Osservatorio 15-05 / Conversioni

Non vogliamo certo addentrarci nella vicenda che ha coinvolto Silvia Romano e tutte le polemiche che ne sono scaturite. Rispettiamo la persona, la sua famiglia e questo “momento” della sua vita che indubbiamente l’avrà segnata.

Questa vicenda però ha fatto venire alla luce un concetto che sempre più emerge nella vita di molte persone e nelle loro scelte di carattere spirituale o culturale.

Silvia, come tanti altri che hanno fatto la sua esperienza, ha annunciato e soprattutto testimoniato la sua “conversione”. Nel suo caso una conversione alla religione islamica, però sempre più sentiamo di “conversioni”, anche da parte di personaggi famosi, anche ad altre religioni, come il Buddismo o le religioni orientali, l’Ebraismo o a scelte di vita particolari.

Ecco, la “conversione”, da prendere con le pinze quando si tratta di ambiti di fede e di scelte religiose, perché dobbiamo chiarire un concetto importante:

la fede non è semplicemente una “scelta”, ma è un “dono”

Occorre infatti partire dal concetto che l’idea di Dio è in ogni persona, da sempre, in un modo o nell’altro e ogni persona è “chiamata” nel suo intimo dal Dio comunque “incarnato”, in quanto appartiene alle sue radici di vita, all’ambito culturale e sociale in cui questa persona vive, alle vicende della sua storia.

Per questo l’uomo è “religioso” fin dalla nascita e la sua “religiosità” si sviluppa e cresce attraverso i diversi percorsi “incarnati” della sua esistenza.

Parlare troppo spesso di “conversione”, come oggi sempre più frequentemente accade, rischia di invertire l’idea di religiosità, ipotizzando la religione come una “scelta” che fa l’uomo.

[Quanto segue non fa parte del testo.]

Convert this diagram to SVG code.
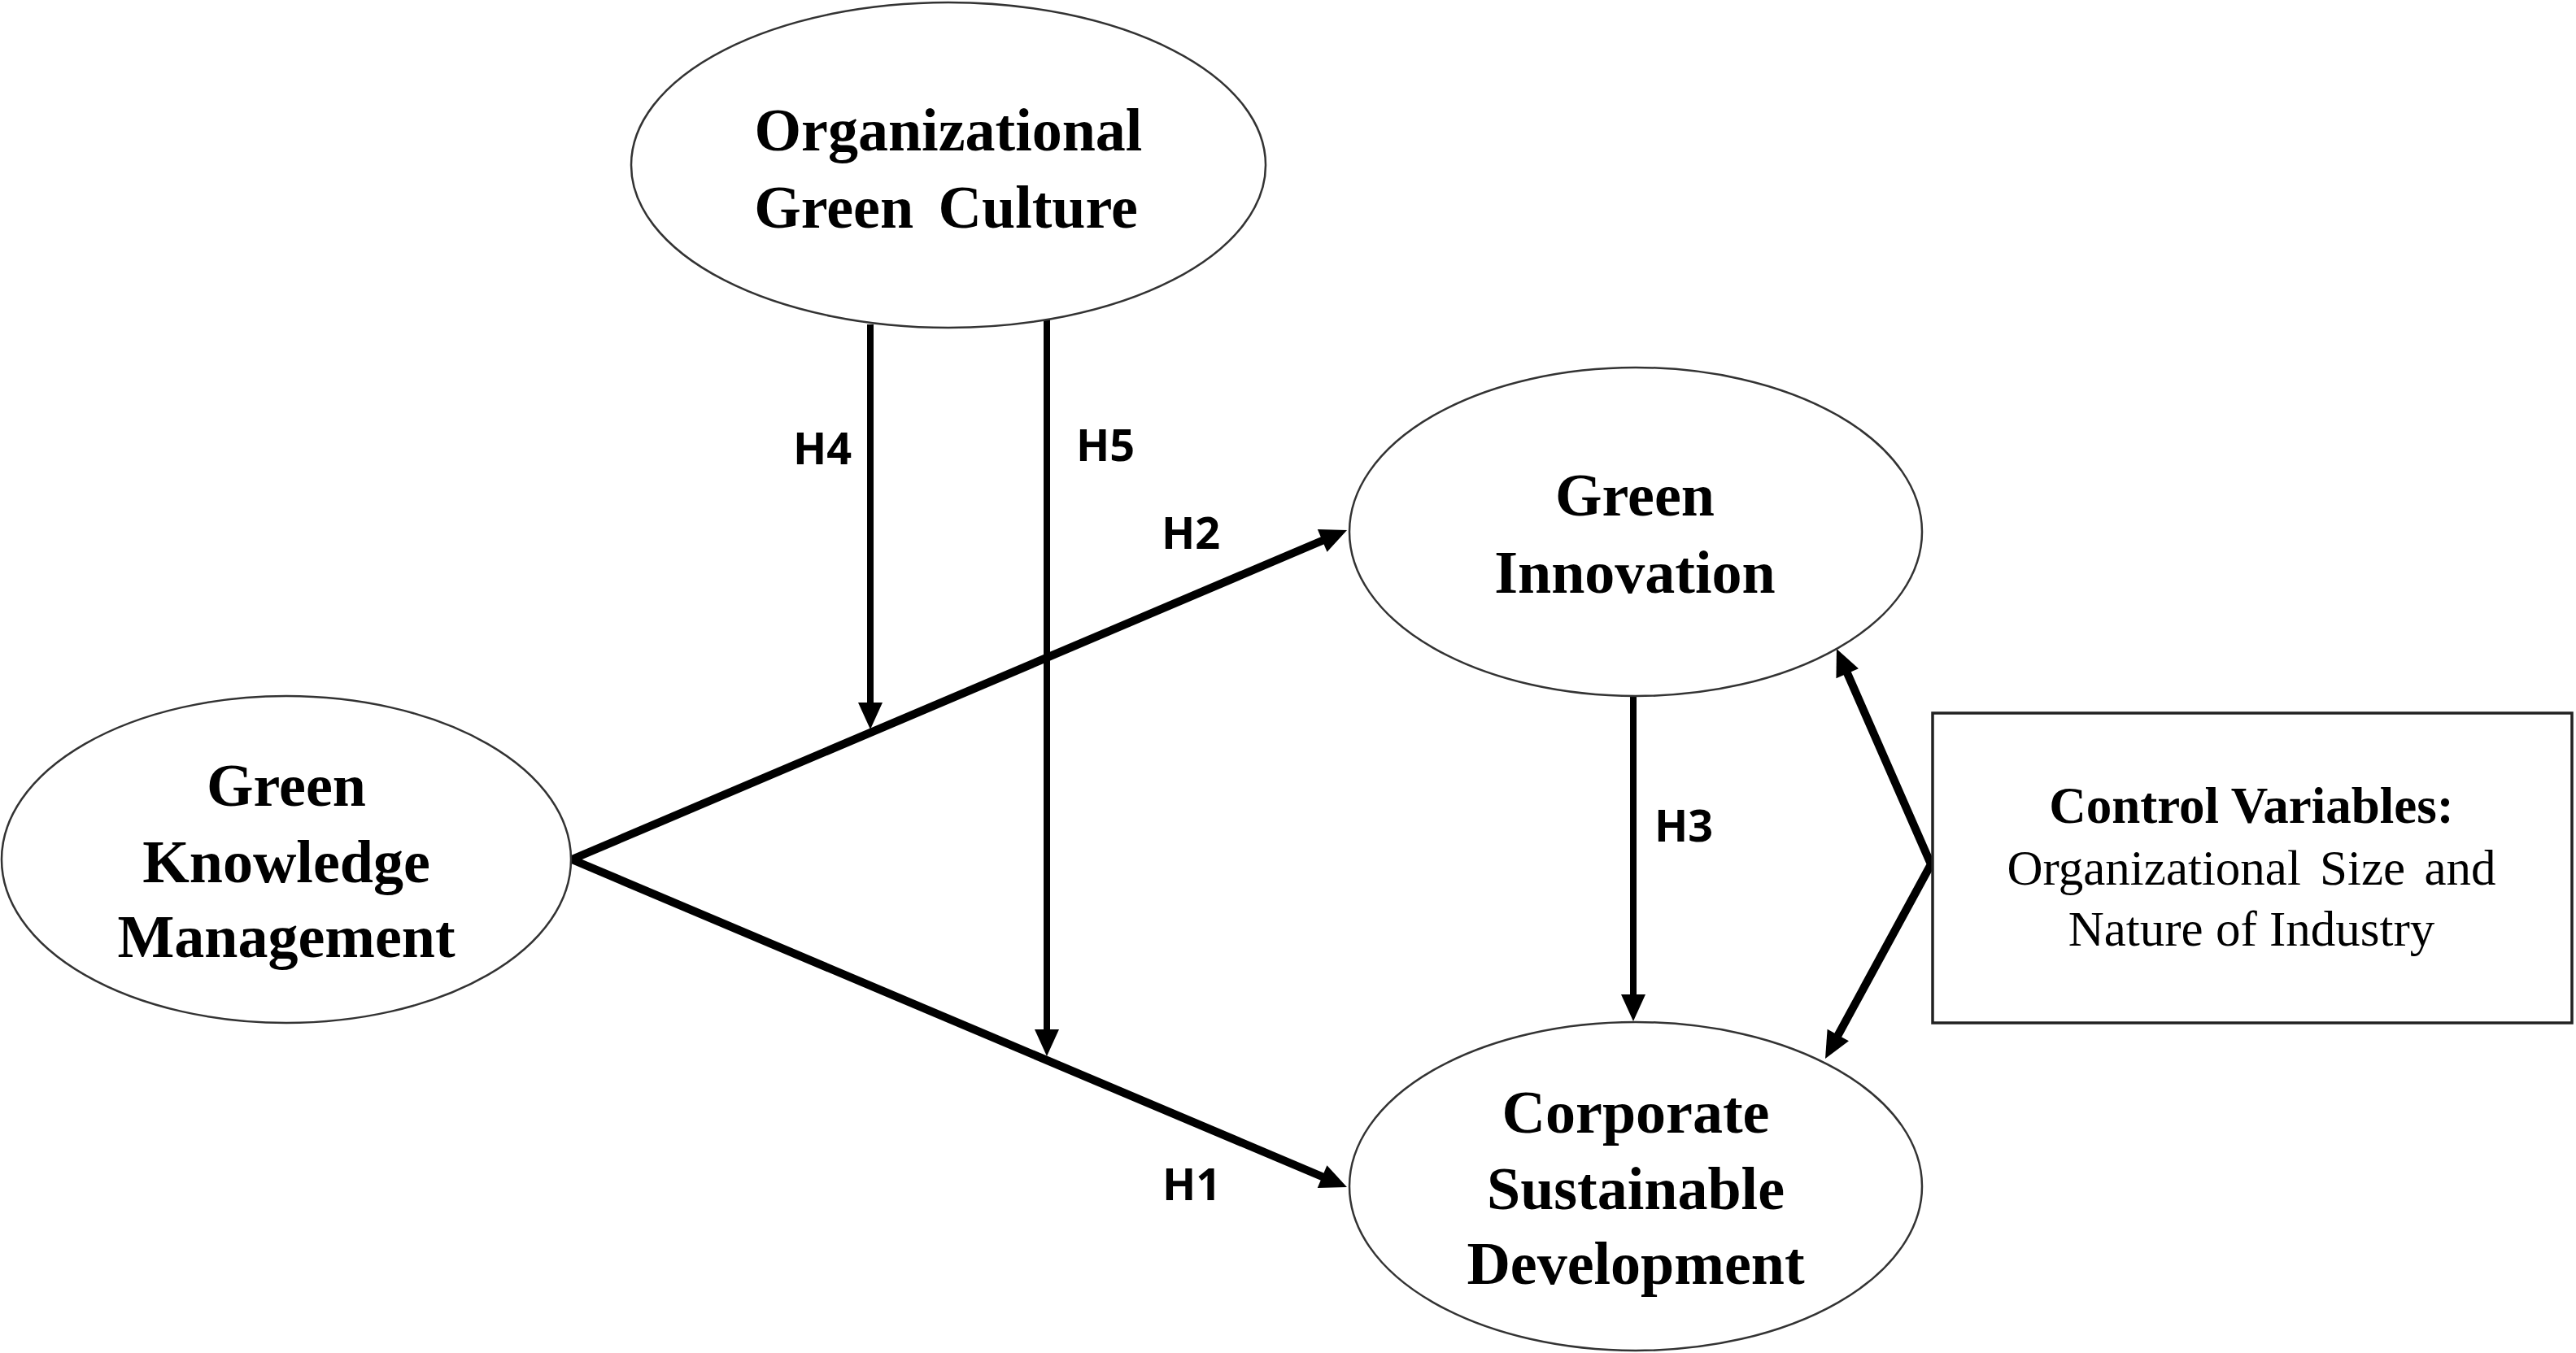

Oggi, sappiamo, l’intrecciarsi di culture, la comunicazione a tutto campo, gli spostamenti delle persone, inevitabilmente portano a conoscere culture, usanze diverse e quindi anche modalità di fede. Un “rischio” che può portare il concetto di fede come una delle tante scelte che fa l’uomo, quasi come ci fossero dei “pacchetti di vita” su uno scaffale e uno lo sceglie.

Un murales realizzato dall’artista Eduardo Kobra a San Paolo, Brasile con le principali religioni in preghiera

Un rischio pericoloso, in quanto la «religione come mi piace» indubbiamente non favorirebbe la crescita umana e culturale della persona, ma semplicemente confermerebbe il progetto più comodo di quella persona.

La vera “conversione” (non per essere di parte) è quella predicata da Gesù, quando parla della “conversione del cuore”, che porta al miglioramento e alla perfezione della propria vita e vale per tutte le religioni.

Un Buddista, un Mussulmano, un Cristiano, un Ebreo…ciascuno si realizza se avrà sempre l’anelito della “conversione” del proprio cuore, che non è facile, ma la più vera.

Dire semplicemente “mi sono convertito a….”, ammettiamolo, è troppo banale, con buona pace di Silvia o di chiunque altro!